Members of Congress left town last month to campaign for Tuesday's elections without reaching an agreement with the Bush administration on funding a Justice Department program that provided $546 million last year to states.
All 50 states, the District of Columbia and U.S. territories, including Guam, have shared in the federal dollars distributed through the State Criminal Alien Assistance Program since 1995.
Arizona, California, New York, Texas and New Jersey got the bulk of the federal money.
California received $220 million, about 40 percent of the total. Arizona got more than $24 million.
Congress and the administration are far apart on a compromise. The administration wants to kill the program. Lawmakers want the funding increased to $750 million for fiscal 2003, which began Oct. 1.
Lawmakers, especially those from border states, have long argued that it is the federal government's responsibility to reimburse states because it is charged with securing the nation's borders.
"When the federal government falls short in its efforts to control illegal immigration, it must bear the responsibility for the financial and human consequences of this failure," said Sen. Jon Kyl, R-Ariz.
But Bush administration officials argue that the program is not directly related to fighting crime and doesn't "advance the core mission of the Justice Department."
Kyl and Sen. Dianne Feinstein, D-Calif., who are leading the Senate fight to increase funding, said states are spending $1.6 billion to keep criminal illegal immigrants behind bars.
What frustrates lawmakers most is that state and local governments are not being reimbursed enough to cover the full cost of incarcerating illegal immigrants.
Justice officials estimate localities receive an average of 40 cents for every dollar spent.
In border communities such as El Paso and in Arizona, the disparity is worse. El Paso gets back an average of 10 cents on the dollar, while Arizona averages about 33 cents, according to local officials.
The sharp rise in illegal immigrants nationwide who are jailed for committing crimes has prompted more states and localities to ask for federal money.
More than 400 state or local governments nationwide filed claims last year, up from 10 in 1995, according to the Justice Department.
A recent report by the Justice Department's inspector general's office won't help either side in the debate.
It found that 30 percent of those jailed in county facilities in southern Florida and Fresno, Calif., were legal, not illegal, immigrants.
The same report, however, faulted Immigration and Naturalization Service officials for failing to keep track of foreign-born inmates.
"As a result, many foreign-born inmates who are deportable aliens pass through county facilities virtually undetected," the report concluded.
Earlier this month, the program got a strong endorsement from Congress when lawmakers approved legislation to keep the illegal immigrant assistance program operating through the next two years.
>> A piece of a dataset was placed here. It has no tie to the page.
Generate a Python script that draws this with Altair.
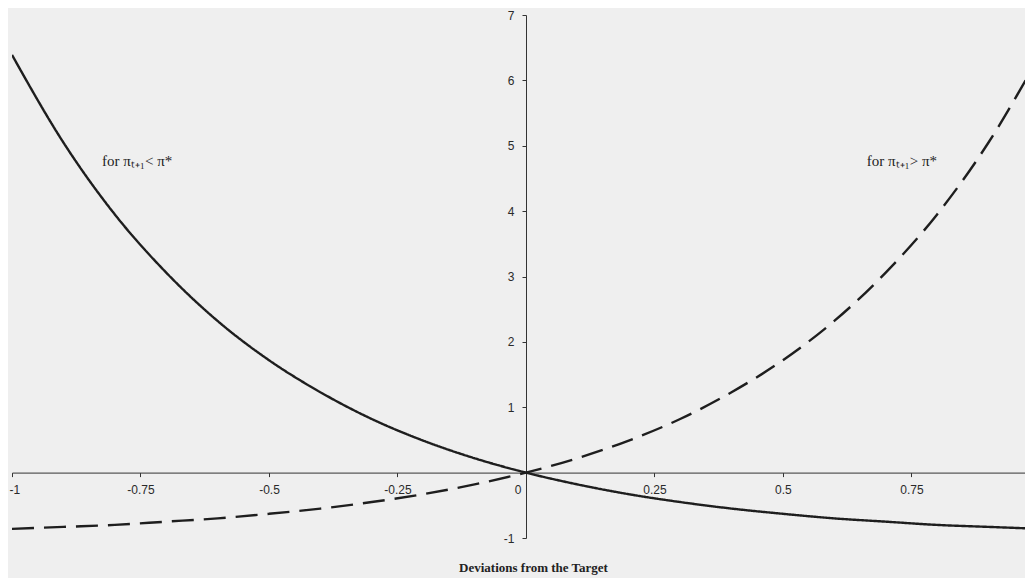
import altair as alt
import pandas as pd

xs = [-1.0, -0.9, -0.8, -0.7, -0.6, -0.5, -0.4, -0.3, -0.2, -0.1, 0.0,
      0.1, 0.2, 0.3, 0.4, 0.5, 0.6, 0.7, 0.8, 0.9, 1.0]
solid_vals = [6.39, 5.05, 3.95, 3.06, 2.32, 1.72, 1.23, 0.82, 0.49, 0.22, 0.0,
              -0.18, -0.33, -0.45, -0.55, -0.63, -0.70, -0.75, -0.80, -0.83, -0.86]
dashed_vals = [-0.86, -0.83, -0.80, -0.75, -0.70, -0.63, -0.55, -0.45, -0.33, -0.18, 0.0,
               0.22, 0.49, 0.82, 1.23, 1.72, 2.32, 3.06, 3.95, 5.05, 6.39]
x_ticks = [-1, -0.75, -0.5, -0.25, 0, 0.25, 0.5, 0.75]
y_ticks = [-1, 1, 2, 3, 4, 5, 6, 7]
labels = ["for π\u209c\u208a\u2081< π*", "for π\u209c\u208a\u2081> π*"]
label_x = [-0.825, 0.663]
label_y = [4.76, 4.76]

df = pd.DataFrame({
    "x": xs * 2,
    "y": solid_vals + dashed_vals,
    "s": ["solid"] * len(xs) + ["dashed"] * len(xs),
})
lab = pd.DataFrame({"x": label_x, "y": label_y, "t": labels})

xdom = [-1, 0.971]
xscale = alt.Scale(domain=xdom, nice=False, zero=False)
yscale = alt.Scale(domain=[-1, 7], nice=False)

base = alt.Chart(df)

lines = base.mark_line(clip=True, strokeWidth=2.4, color="#1e1e1e", interpolate="monotone").encode(
    x=alt.X("x:Q", scale=xscale, axis=alt.Axis(
        values=x_ticks, offset=-65.4, domainColor="#333", tickColor="#333",
        tickSize=4, labelFont="Liberation Sans", labelFontSize=12, labelColor="#2a2a2a",
        labelPadding=8, grid=False, labelFlush=False, labelOverlap=False,
        labelExpr="'' + datum.value",
        labelAlign={"expr": "datum.value == 0 ? 'right' : (datum.value == -1 ? 'left' : 'center')"},
        labelOffset={"expr": "datum.value == 0 ? -5 : (datum.value == -1 ? -3 : 0)"},
        title="Deviations from the Target", titleFont="Liberation Serif",
        titleFontSize=13, titleFontWeight="bold", titleColor="#222",
        titleY=89, titleX=521)),
    y=alt.Y("y:Q", scale=yscale, axis=alt.Axis(
        values=y_ticks, offset=-514, domainColor="#333", tickColor="#333",
        tickSize=4, labelFont="Liberation Sans", labelFontSize=12, labelColor="#2a2a2a",
        labelPadding=8, grid=False, labelFlush=False, labelOverlap=False,
        labelExpr="'' + datum.value", title=None)),
    strokeDash=alt.StrokeDash("s:N", scale=alt.Scale(domain=["solid", "dashed"],
                                                      range=[[1, 0], [22, 10]]), legend=None),
)

texts = alt.Chart(lab).mark_text(align="left", baseline="middle", font="Liberation Serif",
                                  fontSize=15, color="#222").encode(
    x=alt.X("x:Q", scale=xscale), y=alt.Y("y:Q", scale=yscale), text="t:N")

chart = (lines + texts).properties(
    width=1013, height=523,
    autosize=alt.AutoSizeParams(type="none"),
    padding={"left": 4, "top": 7, "right": 0, "bottom": 40},
    background="#efefef",
).configure_view(stroke=None)

chart.save("out.html", embed_options={"renderer": "svg", "actions": False})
But the legislation did not allocate funding, which must be approved in a separate spending bill.
That won't happen until next month when Congress returns for a lame duck session to finish work on 11 of 13 remaining spending bills that keep the government in business.
Much of the government has been operating under a stopgap spending bill, which expires Nov. 22.
I had a lady in the SSI Office tell me that at different times I've had four other people using my SSI number.
It wasn't liberal judges' fault that Los Angeles politicians handcuffed the LAPD with Special Order 40 - a decree not to cooperate with the INS in most all cases.
Let the sheeple of Kalifornia themselves pay for the crazy liberal schemes their elected local politicians enact. Only then will they demand a crackdown on illegals by local police.
But we're just part of one big government entity. People just move from area to another. If they want to crash jets into our buildings, then we should try to understand them. If they repeatedly break our immigration laws, and they want to hunt us down as snipers with their boy lovers, then that is just a lifestyle choice.
Could a program such as this eventually fall under the Homeland Security bill? I'm still interested in Colin Powell's cryptic referral to the immigration problem and the passing of the Homeland Security...
I'm more interested in the amount of money illegals add to citizen's healthcare premiums. If anyone has any stats on that, please let me know.